To reduce risk, write down three “no-go” rules before outreach. For instance: no exclusivity longer than 30 days without a fee multiplier, no paid usage without explicit rights, and no scaling until the KPI stabilizes. Those rules keep negotiations grounded when timelines are tight. For reference, see Meta Business Help Center.
Best practices to win in a pay to play environment
Start with creative that earns attention organically, then use paid to extend it. That means you should ask creators for multiple hooks, clear product proof, and a natural call to action that fits their style. Keep approvals focused on accuracy and compliance, not rewriting the creator’s voice.
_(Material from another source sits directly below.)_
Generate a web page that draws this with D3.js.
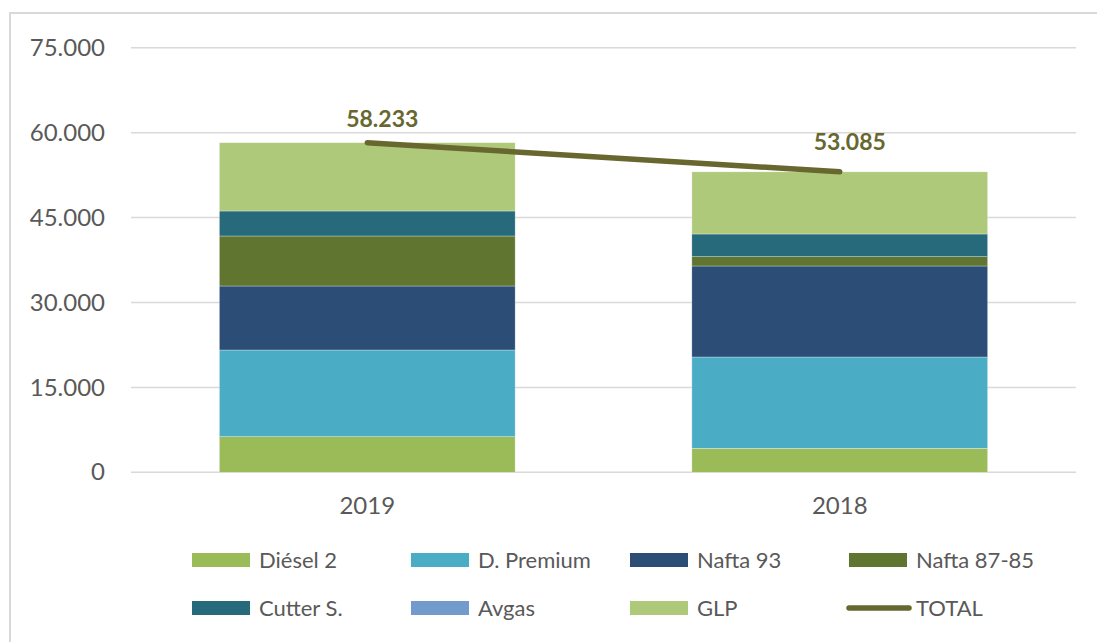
<!DOCTYPE html>
<html><head><meta charset="utf-8">
<script src="https://cdn.jsdelivr.net/npm/d3@7"></script>
<style>
html,body{margin:0;padding:0;background:#fff;}
svg{display:block;font-family:Lato,"Open Sans",sans-serif;}
</style></head>
<body>
<svg id="chart" width="1097" height="642"></svg>
<script>
const categories = ["2019", "2018"];
const seriesNames = ["Diésel 2", "D. Premium", "Nafta 93", "Nafta 87-85", "Cutter S.", "Avgas", "GLP"];
const diesel2   = [6290, 4240];
const dPremium  = [15318, 16131];
const nafta93   = [11307, 16078];
const nafta8785 = [8834, 1643];
const cutterS   = [4417, 4010];
const avgas     = [0, 0];
const glp       = [12067, 10983];
const total     = [58233, 53085];
const totalLabels = ["58.233", "53.085"];
const yTicks = [0, 15000, 30000, 45000, 60000, 75000];
const yTickLabels = ["0", "15.000", "30.000", "45.000", "60.000", "75.000"];

const colors = ["#9BBB59", "#4BACC6", "#2C4D75", "#5F7530", "#276A7C", "#729ACA", "#AFC97A"];
const totalColor = "#67672F";
const textColor = "#595959";

const seriesValues = [diesel2, dPremium, nafta93, nafta8785, cutterS, avgas, glp];
const rows = categories.map((c, i) => {
  const r = {cat: c};
  seriesNames.forEach((s, j) => r[s] = seriesValues[j][i]);
  return r;
});
const stack = d3.stack().keys(seriesNames)(rows);

const svg = d3.select("#chart");
// outer border
svg.append("rect").attr("x", 10).attr("y", 13).attr("width", 1100).attr("height", 640)
  .attr("fill", "none").attr("stroke", "#D9D9D9").attr("stroke-width", 2);

const left = 131, right = 1076;
const y = d3.scaleLinear().domain([0, 75000]).range([472.3, 47.8]);
const x = d3.scaleBand().domain(categories).range([left, right]).padding(0);
const barW = x.bandwidth() * 0.626;

// gridlines
svg.append("g").selectAll("line").data(yTicks).join("line")
  .attr("x1", left).attr("x2", right)
  .attr("y1", d => y(d)).attr("y2", d => y(d))
  .attr("stroke", "#D9D9D9").attr("stroke-width", 1.5);

// y axis labels
const yAxis = d3.axisLeft(y).tickValues(yTicks).tickSize(0).tickPadding(0)
  .tickFormat((d, i) => yTickLabels[i]);
const gy = svg.append("g").attr("transform", "translate(105,0)").call(yAxis);
gy.select(".domain").remove();
gy.selectAll("text").attr("fill", textColor).style("font-size", "24px")
  .style("font-family", "Lato, 'Open Sans', sans-serif");

// x axis labels
const xAxis = d3.axisBottom(x).tickSize(0).tickPadding(0);
const gx = svg.append("g").attr("transform", "translate(0,497)").call(xAxis);
gx.select(".domain").remove();
gx.selectAll("text").attr("fill", textColor).style("font-size", "24px")
  .style("font-family", "Lato, 'Open Sans', sans-serif");

// bars
svg.append("g").selectAll("g").data(stack).join("g")
  .attr("fill", (d, i) => colors[i])
  .selectAll("rect").data(d => d).join("rect")
  .attr("x", d => x(d.data.cat) + (x.bandwidth() - barW) / 2)
  .attr("width", barW)
  .attr("y", d => y(d[1]))
  .attr("height", d => Math.max(0, y(d[0]) - y(d[1])))
  .attr("stroke", "rgba(255,255,255,0.5)").attr("stroke-width", 0.6);

// total line
const cx = c => x(c) + x.bandwidth() / 2;
const line = d3.line().x((d, i) => cx(categories[i])).y(d => y(d));
svg.append("path").datum(total).attr("d", line)
  .attr("fill", "none").attr("stroke", totalColor).attr("stroke-width", 5.5)
  .attr("stroke-linecap", "round");

// total labels
const labelDx = [15, 10], labelDy = [-16, -22];
svg.append("g").selectAll("text").data(total).join("text")
  .attr("x", (d, i) => cx(categories[i]) + labelDx[i])
  .attr("y", (d, i) => y(d) + labelDy[i])
  .attr("text-anchor", "middle")
  .attr("fill", totalColor).style("font-size", "23px").style("font-weight", "bold")
  .text((d, i) => totalLabels[i]);

// legend
const legendItems = seriesNames.map((s, i) => ({name: s, color: colors[i], type: "rect"}))
  .concat([{name: "TOTAL", color: totalColor, type: "line"}]);
const colX = [192, 411, 630, 849];
const rowY = [560, 608];
const lg = svg.append("g").selectAll("g").data(legendItems).join("g")
  .attr("transform", (d, i) => `translate(${colX[i % 4]},${rowY[Math.floor(i / 4)]})`);
lg.filter(d => d.type === "rect").append("rect")
  .attr("x", 0).attr("y", -7).attr("width", 58).attr("height", 14).attr("fill", d => d.color);
lg.filter(d => d.type === "line").append("line")
  .attr("x1", 0).attr("x2", 60).attr("y1", 0).attr("y2", 0)
  .attr("stroke", d => d.color).attr("stroke-width", 5.5).attr("stroke-linecap", "round");
lg.append("text").attr("x", 67).attr("y", 0).attr("dy", "0.36em")
  .attr("fill", textColor).style("font-size", "22px").text(d => d.name);
</script>
</body></html>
When you run paid, test variations that change one element at a time: hook, offer, or edit pace. As a result, you learn faster and you can scale with confidence.
Also, treat disclosure and ad policies as performance variables, not paperwork. Clear labeling can build trust and reduce negative comments that hurt conversion. For disclosure basics, reference the FTC’s endorsement guidance at FTC Endorsements and Testimonials. If you are running creator content as ads, confirm the platform rules for branded content and permissions, such as Meta’s overview of branded content tools at Meta Business Help Center. Put those requirements into your brief so creators know what “good” looks like before filming.
Finally, build a simple post-campaign retro that feeds your next buy. Document the winning hook, the best-performing edit length, and the audience segments that converted. Then negotiate renewals based on evidence: extend usage rights for the winners, and avoid paying renewal fees for content that did not scale. That is how pay to play becomes a system, not a gamble.